Vec with initial capacity and reserve_exact(), 2nd example

let mut vec: Vec<i32> = Vec::with_capacity(5);
vec.push(1);
vec.push(2);
vec.reserve_exact(4); // capacity now 6. 2 elements already inside the vector and reserving exactly 4 more
println!("capacity vec with initial capacity of 5 after adding 2 elements and reserve_exact(4):{}", vec.capacity());

Here we have a very similar example to the one above but now we are reserving exactly 4 elements in a Vec that has a capacity of 5 and already 2 elements in it. Because 2+4 does not fit into a capacity of 5 extra space is allocated. In this case the new capacity is 6 (2+4).

I hope all these examples shed some light on the Vec.

You can find all the examples of this article on Github: https://github.com/MarkusJais/rust-collection-examples/blob/master/src/bin/vec_capacity.rs

Other data structures building on Vec Several other data structures build on top of Vec. These include the VecMap (a Map based on Vec), BinaryHeap (a Priority Queue) or VecDeque. I will cover those data structures in more detail in upcoming articles.

A final note about Performance

In many cases tweaking the capacity and reallocation of memory for the Vector might not make a lot of difference in your application. Good architecture (e.g. avoiding needless network calls, batching of requests, etc) might have a much more noticeable impact.

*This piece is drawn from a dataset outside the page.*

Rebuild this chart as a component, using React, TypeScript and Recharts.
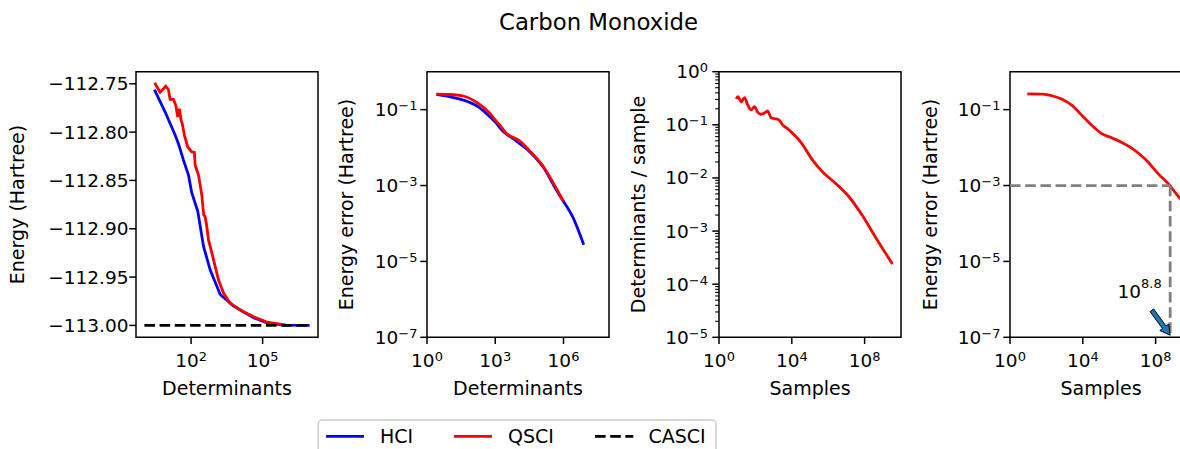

That said, in some cases every bit of improved performance is better, e.g. when you’re writing a new NoSQL database, a big data processing tool or other software that needs to deal with a lot of data or a lot of requests or both. If you use Vec a lot in that kind of code, knowing how it works internally is crucial. BTW, Rust is a great language for writing high-performance NoSQL databases or big data processing tools and I expect to see more than one in the future).

The Rust team has put a lot of effort into making Vec work as good as it gets. Don’t try to reinvent the wheel. It is a fantastic data structure. Only come up with something new if you’ve done tests and really, really (I mean really!!!) know that Vec is not good enough for your requirements.

This might change

The code was tested with the stable Rust 1.13 version. The exact algorithms for reserve() are implementation details, so this might change in future versions of Rust.